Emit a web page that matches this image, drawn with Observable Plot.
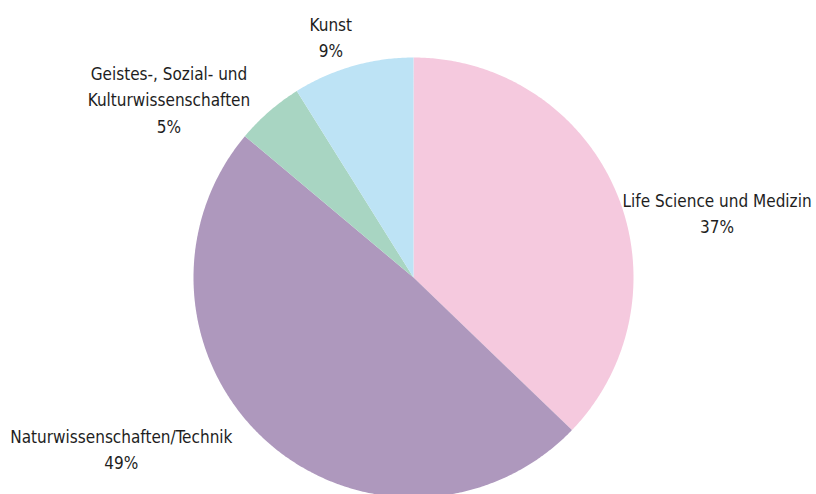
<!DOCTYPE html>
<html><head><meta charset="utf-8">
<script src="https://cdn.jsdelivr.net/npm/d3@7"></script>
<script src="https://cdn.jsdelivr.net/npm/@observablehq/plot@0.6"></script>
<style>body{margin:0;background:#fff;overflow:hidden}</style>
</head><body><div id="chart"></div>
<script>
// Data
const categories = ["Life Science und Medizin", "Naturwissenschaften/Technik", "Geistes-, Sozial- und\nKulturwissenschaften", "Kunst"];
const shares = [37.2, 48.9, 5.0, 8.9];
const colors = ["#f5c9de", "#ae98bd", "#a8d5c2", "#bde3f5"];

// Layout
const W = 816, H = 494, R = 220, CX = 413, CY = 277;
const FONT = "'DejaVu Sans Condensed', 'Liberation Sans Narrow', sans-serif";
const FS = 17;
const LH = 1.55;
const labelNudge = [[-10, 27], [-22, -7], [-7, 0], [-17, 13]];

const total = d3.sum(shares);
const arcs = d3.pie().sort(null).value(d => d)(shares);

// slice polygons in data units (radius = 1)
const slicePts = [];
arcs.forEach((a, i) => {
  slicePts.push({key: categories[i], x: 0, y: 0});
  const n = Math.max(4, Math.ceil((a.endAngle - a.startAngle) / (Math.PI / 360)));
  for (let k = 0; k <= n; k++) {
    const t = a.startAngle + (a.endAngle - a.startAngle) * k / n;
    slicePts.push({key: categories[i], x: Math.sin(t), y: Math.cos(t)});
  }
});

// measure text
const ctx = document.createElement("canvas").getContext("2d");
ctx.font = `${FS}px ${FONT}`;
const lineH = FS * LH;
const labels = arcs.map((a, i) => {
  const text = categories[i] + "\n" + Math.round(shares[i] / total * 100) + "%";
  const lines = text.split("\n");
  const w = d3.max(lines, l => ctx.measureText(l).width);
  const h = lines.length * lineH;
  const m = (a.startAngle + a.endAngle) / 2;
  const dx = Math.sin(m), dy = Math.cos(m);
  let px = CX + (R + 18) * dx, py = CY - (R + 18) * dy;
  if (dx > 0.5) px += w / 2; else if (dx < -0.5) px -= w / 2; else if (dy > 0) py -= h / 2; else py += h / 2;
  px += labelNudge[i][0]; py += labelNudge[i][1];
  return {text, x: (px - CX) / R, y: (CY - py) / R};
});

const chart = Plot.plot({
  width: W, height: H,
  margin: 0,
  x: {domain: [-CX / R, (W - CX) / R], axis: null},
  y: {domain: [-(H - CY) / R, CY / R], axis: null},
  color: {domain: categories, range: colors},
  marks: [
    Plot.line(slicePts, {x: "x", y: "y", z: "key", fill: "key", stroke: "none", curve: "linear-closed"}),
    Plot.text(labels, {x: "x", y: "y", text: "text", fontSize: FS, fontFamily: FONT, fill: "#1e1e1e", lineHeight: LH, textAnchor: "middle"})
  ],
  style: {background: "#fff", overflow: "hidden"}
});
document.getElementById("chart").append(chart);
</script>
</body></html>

· · ·

**GIVEN INSTRUCTION**
Set the lines above down again, word for word, from the first through the one containing "const arcs = d3.pie().sort(null).value(d"; pictures excluded.

**EXERCISE RESULT**
Emit a web page that matches this image, drawn with Observable Plot.
<!DOCTYPE html>
<html><head><meta charset="utf-8">
<script src="https://cdn.jsdelivr.net/npm/d3@7"></script>
<script src="https://cdn.jsdelivr.net/npm/@observablehq/plot@0.6"></script>
<style>body{margin:0;background:#fff;overflow:hidden}</style>
</head><body><div id="chart"></div>
<script>
// Data
const categories = ["Life Science und Medizin", "Naturwissenschaften/Technik", "Geistes-, Sozial- und\nKulturwissenschaften", "Kunst"];
const shares = [37.2, 48.9, 5.0, 8.9];
const colors = ["#f5c9de", "#ae98bd", "#a8d5c2", "#bde3f5"];

// Layout
const W = 816, H = 494, R = 220, CX = 413, CY = 277;
const FONT = "'DejaVu Sans Condensed', 'Liberation Sans Narrow', sans-serif";
const FS = 17;
const LH = 1.55;
const labelNudge = [[-10, 27], [-22, -7], [-7, 0], [-17, 13]];

const total = d3.sum(shares);
const arcs = d3.pie().sort(null).value(d => d)(shares);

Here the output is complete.